Knox, Forte eye 1,000 club
By neil Hayesand Sean jensen firstname.lastname@example.org@suntimes.com
Neither Johnny Knox nor Matt Forte gets a bonus for topping 1,000 in receiving or rushing yards, respectively.
Their contracts don’t include anything that rewards them for reaching a desirable number for a receiver or running back.
But it’s a goal nonetheless, and both have a chance to get to 1,000 in the season finale against the Green Bay Packers on Sunday.
Knox needs 40 yards receiving, while Forte needs 22 yards rushing.
“That was one of my goals coming into this year,” Knox said. “But, most important, I’m looking forward to getting a win because it’ll build momentum going into the playoffs.”
Forte has already topped 1,000 yards, getting 1,238 as a rookie.
But Forte gained just 929 yards last season when he was hampered by injuries, despite playing all 16 games.
Knox getting to 1,000 would be significant, at least for the Bears. They haven’t had a 1,000-yard receiver since Marty Booker had 1,189 in 2002.
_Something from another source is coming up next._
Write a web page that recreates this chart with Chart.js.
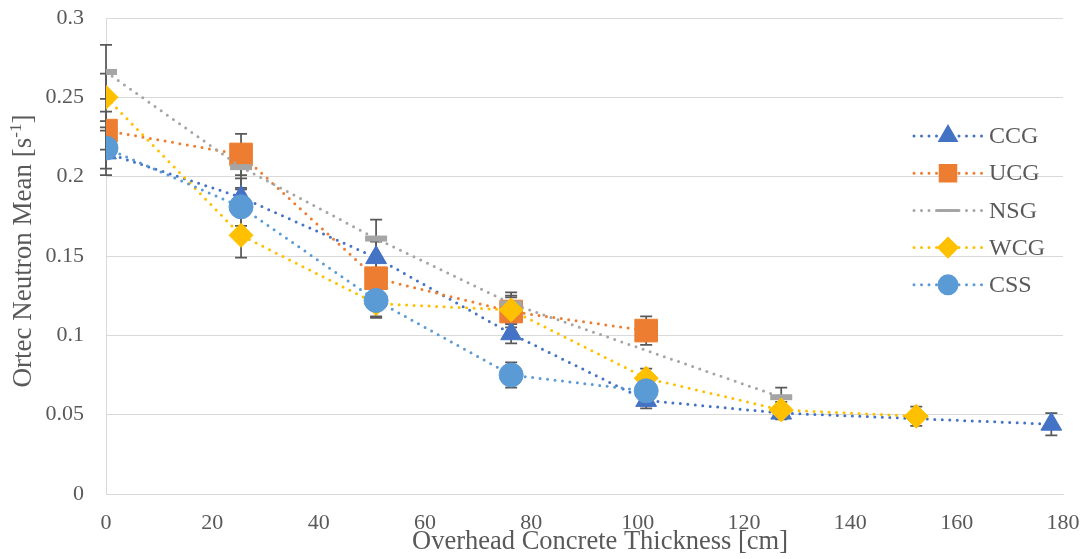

A fifth-round pick in 2009, Knox had 527 receiving yards last year and made it to the Pro Bowl as a kickoff returner. This year, though, he was selected to start opposite Devin Hester, and he has emerged as quarterback Jay Cutler’s go-to target.
“It’s been real fun,” Knox said. “I’ve had ups and downs, but mainly it’s been positive things. I’m surrounded by a great group of leaders, and I’m just following them.
‘‘As a receiver, I’m just happy that we’re winning, and we’re all clicking and jelling as one.”
Bears receivers coach Darryl Drake said he has been pleased with Knox’s development.
“He’s got personal goals, and we want all our guys to reach their personal goals,” Drake said. “But the ultimate goal is for us to win games. And if that happens, it’s just icing on the cake for him.”
The Bears’ defense is sending three players to the Pro Bowl. But nobody wanted to pick one player as the unit’s MVP.
Lance Briggs, defensive coordinator Rod Marinelli and coach Lovie Smith all declined to pick a defensive MVP on Thursday.
“The defense,” Briggs said.
Asked to pick one person, he repeated “the defense,” then added, “that’s why we’re a good defense.”
Said Smith, “They’re all pretty good.
“Where would we be without any of them? We’ll let other people make that decision, but they’re all MVP in my mind.”
Cutler will have his work cut out for him Sunday.
Green Bay’s pass defense ranks fifth in yards allowed (199.3).
Opposing quarterbacks are averaging a league-low 69.1 passer rating against the Packers, who have 22 interceptions while allowing only 16 touchdown passes.
“They’re going to show you a lot of different looks and bring some pressure but they’re going to be smart about it,” Cutler said. “That’s why they’re tough.”
Receiver Earl Bennett sat out practice for the second straight day with a sore ankle, casting doubt on his availability for Sunday’s game against the Packers. Every other player on the roster participated fully.
For the Packers, cornerback Charles Woodson (toe), defensive end Ryan Pickett (ankle), safety Nick Collins (ribs) and linebacker Clay Matthews (shin) were limited for the Packers, while defensive end Cullen Jenkins (calf), guard Marshall Newhouse (back), cornerback Sam Shields (knees) and linebacker Frank Zombo (knee) did not practice.
Aaron Rodgers of the Packers has thrown three or more touchdowns 10 times in his career, the most in NFL history by a quarterback in his first three seasons, according to the Elias Sports Bureau.
The previous record-holder was Kurt Warner of the St. Louis Rams.